▶ [Goal] Begin with the first line and repeat exactly through the line containing "const radialShrinkage = [23.9, 30.6, 37.4, 44.8];"; leave every image out.

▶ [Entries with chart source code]
((
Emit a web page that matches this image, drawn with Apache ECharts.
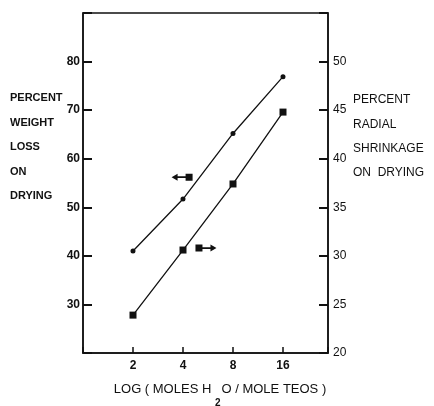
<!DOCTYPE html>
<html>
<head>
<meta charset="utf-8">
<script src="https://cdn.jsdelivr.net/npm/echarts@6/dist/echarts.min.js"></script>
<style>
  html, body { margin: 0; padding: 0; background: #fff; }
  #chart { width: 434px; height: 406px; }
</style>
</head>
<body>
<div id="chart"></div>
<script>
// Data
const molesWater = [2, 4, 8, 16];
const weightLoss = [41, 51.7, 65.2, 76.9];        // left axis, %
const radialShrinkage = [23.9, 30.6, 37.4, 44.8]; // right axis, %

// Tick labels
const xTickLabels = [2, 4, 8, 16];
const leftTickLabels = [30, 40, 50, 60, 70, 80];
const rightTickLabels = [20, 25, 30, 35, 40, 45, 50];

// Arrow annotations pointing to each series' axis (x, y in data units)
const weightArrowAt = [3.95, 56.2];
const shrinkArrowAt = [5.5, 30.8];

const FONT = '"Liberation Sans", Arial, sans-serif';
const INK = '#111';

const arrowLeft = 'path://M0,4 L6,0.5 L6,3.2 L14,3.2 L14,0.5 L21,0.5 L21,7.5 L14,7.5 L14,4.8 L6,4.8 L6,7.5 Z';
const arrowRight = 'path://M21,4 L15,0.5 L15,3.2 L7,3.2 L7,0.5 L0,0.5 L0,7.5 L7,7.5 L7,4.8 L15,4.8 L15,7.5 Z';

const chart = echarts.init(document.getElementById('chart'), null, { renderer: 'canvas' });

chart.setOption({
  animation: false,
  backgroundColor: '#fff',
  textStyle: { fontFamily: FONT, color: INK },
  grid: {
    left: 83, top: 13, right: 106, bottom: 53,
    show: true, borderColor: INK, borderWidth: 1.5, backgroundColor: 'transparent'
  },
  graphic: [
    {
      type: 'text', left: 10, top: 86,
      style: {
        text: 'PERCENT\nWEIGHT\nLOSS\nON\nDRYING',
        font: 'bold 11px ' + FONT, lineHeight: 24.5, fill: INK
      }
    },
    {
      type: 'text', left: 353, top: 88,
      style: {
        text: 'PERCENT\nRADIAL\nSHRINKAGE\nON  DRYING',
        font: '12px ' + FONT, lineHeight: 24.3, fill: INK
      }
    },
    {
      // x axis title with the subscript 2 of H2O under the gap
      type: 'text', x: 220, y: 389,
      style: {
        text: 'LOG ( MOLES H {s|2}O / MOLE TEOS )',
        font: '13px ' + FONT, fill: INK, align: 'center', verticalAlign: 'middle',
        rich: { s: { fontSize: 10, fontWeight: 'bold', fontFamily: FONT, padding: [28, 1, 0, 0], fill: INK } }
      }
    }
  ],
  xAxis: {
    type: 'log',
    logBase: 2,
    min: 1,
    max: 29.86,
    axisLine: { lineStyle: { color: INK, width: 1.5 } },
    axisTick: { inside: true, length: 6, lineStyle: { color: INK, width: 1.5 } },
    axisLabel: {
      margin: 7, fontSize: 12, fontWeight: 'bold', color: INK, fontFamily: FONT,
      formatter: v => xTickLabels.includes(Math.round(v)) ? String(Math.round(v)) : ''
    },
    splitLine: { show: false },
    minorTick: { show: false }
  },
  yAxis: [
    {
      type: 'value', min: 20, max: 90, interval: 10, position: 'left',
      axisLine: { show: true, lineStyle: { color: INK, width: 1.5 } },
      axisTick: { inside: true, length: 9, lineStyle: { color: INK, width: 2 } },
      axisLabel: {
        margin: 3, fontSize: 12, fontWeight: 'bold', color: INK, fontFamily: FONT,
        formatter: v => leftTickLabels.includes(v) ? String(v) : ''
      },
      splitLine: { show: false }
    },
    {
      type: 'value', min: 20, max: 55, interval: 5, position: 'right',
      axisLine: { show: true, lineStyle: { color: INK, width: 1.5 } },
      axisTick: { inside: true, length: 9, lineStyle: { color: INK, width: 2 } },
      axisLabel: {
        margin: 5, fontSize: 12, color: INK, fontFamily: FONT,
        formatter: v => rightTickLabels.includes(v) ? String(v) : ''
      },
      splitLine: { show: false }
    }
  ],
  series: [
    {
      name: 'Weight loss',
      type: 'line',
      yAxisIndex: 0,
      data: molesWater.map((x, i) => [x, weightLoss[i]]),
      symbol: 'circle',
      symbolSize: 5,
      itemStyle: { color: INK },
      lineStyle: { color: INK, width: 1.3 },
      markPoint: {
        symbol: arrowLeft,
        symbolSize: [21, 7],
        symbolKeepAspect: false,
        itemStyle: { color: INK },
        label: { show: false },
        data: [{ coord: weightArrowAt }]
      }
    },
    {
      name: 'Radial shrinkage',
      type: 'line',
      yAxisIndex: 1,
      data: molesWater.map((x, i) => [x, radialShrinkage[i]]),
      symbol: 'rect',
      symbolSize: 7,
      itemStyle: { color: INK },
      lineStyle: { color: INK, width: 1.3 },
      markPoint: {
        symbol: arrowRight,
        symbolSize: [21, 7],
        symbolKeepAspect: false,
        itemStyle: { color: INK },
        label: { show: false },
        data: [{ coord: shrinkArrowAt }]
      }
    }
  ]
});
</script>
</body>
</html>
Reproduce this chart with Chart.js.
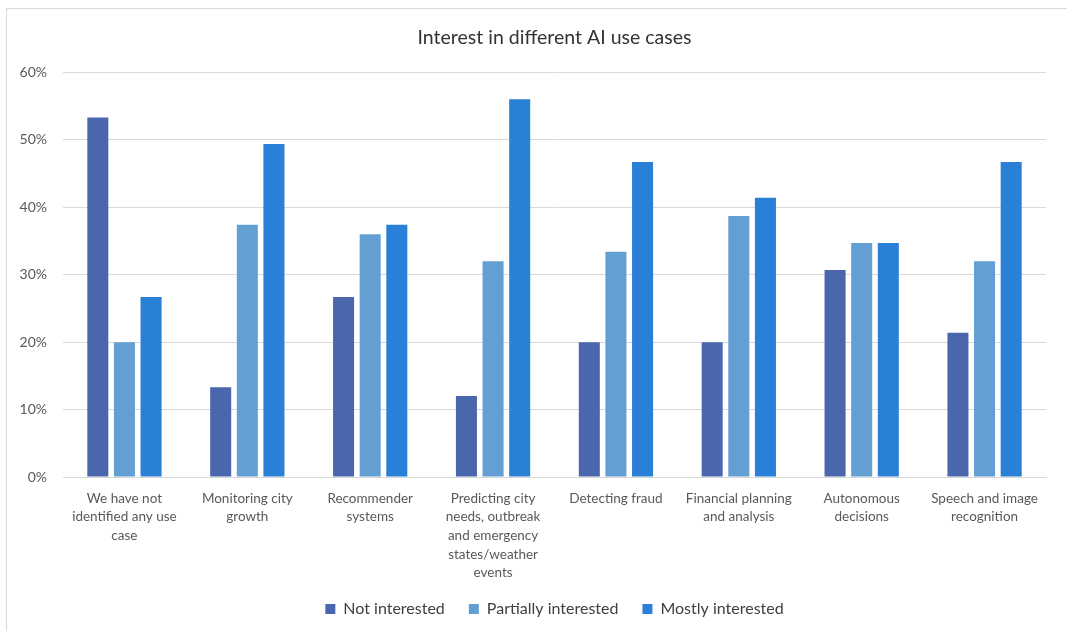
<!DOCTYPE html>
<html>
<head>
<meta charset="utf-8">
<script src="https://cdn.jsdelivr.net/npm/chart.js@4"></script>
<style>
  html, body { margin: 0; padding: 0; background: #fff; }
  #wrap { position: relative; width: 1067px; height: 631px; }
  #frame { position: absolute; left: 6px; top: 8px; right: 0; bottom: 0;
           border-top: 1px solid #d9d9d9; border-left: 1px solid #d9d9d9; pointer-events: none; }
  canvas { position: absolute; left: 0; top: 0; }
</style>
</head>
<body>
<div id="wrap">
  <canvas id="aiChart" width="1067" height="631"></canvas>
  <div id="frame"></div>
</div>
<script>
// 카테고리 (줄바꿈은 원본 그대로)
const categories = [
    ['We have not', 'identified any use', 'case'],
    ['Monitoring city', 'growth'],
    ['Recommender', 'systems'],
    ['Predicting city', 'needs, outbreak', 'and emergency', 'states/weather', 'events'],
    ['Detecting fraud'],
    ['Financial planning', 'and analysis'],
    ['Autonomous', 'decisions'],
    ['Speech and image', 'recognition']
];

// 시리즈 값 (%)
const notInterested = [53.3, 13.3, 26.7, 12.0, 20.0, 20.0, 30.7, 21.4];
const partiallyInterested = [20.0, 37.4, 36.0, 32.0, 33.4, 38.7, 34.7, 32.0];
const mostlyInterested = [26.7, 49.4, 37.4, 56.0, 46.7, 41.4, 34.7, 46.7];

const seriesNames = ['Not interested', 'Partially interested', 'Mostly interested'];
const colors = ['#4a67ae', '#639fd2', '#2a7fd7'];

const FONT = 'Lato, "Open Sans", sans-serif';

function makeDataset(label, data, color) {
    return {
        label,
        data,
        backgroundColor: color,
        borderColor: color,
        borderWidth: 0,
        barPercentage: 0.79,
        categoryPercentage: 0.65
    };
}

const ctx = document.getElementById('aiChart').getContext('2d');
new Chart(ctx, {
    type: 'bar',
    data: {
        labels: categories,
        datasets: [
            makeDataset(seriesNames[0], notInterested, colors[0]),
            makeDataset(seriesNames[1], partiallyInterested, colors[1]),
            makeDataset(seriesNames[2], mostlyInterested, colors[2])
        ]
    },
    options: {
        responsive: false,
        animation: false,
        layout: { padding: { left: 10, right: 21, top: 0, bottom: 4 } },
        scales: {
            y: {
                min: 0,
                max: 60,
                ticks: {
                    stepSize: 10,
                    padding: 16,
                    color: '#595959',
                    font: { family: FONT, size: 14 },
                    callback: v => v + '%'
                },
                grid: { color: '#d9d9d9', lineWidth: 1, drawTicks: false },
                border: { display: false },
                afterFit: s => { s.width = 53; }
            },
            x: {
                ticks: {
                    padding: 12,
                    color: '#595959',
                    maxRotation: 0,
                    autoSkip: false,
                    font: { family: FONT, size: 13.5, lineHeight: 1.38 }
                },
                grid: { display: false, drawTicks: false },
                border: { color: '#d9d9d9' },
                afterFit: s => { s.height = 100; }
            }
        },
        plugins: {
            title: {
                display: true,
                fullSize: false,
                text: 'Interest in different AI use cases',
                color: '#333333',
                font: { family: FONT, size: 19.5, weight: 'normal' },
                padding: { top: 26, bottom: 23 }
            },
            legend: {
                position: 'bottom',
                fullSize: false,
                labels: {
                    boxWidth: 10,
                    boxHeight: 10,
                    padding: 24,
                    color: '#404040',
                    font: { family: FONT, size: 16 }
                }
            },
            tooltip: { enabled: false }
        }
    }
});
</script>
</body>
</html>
))
▶ [Reply]
Emit a web page that matches this image, drawn with Apache ECharts.
<!DOCTYPE html>
<html>
<head>
<meta charset="utf-8">
<script src="https://cdn.jsdelivr.net/npm/echarts@6/dist/echarts.min.js"></script>
<style>
  html, body { margin: 0; padding: 0; background: #fff; }
  #chart { width: 434px; height: 406px; }
</style>
</head>
<body>
<div id="chart"></div>
<script>
// Data
const molesWater = [2, 4, 8, 16];
const weightLoss = [41, 51.7, 65.2, 76.9];        // left axis, %
const radialShrinkage = [23.9, 30.6, 37.4, 44.8]; // right axis, %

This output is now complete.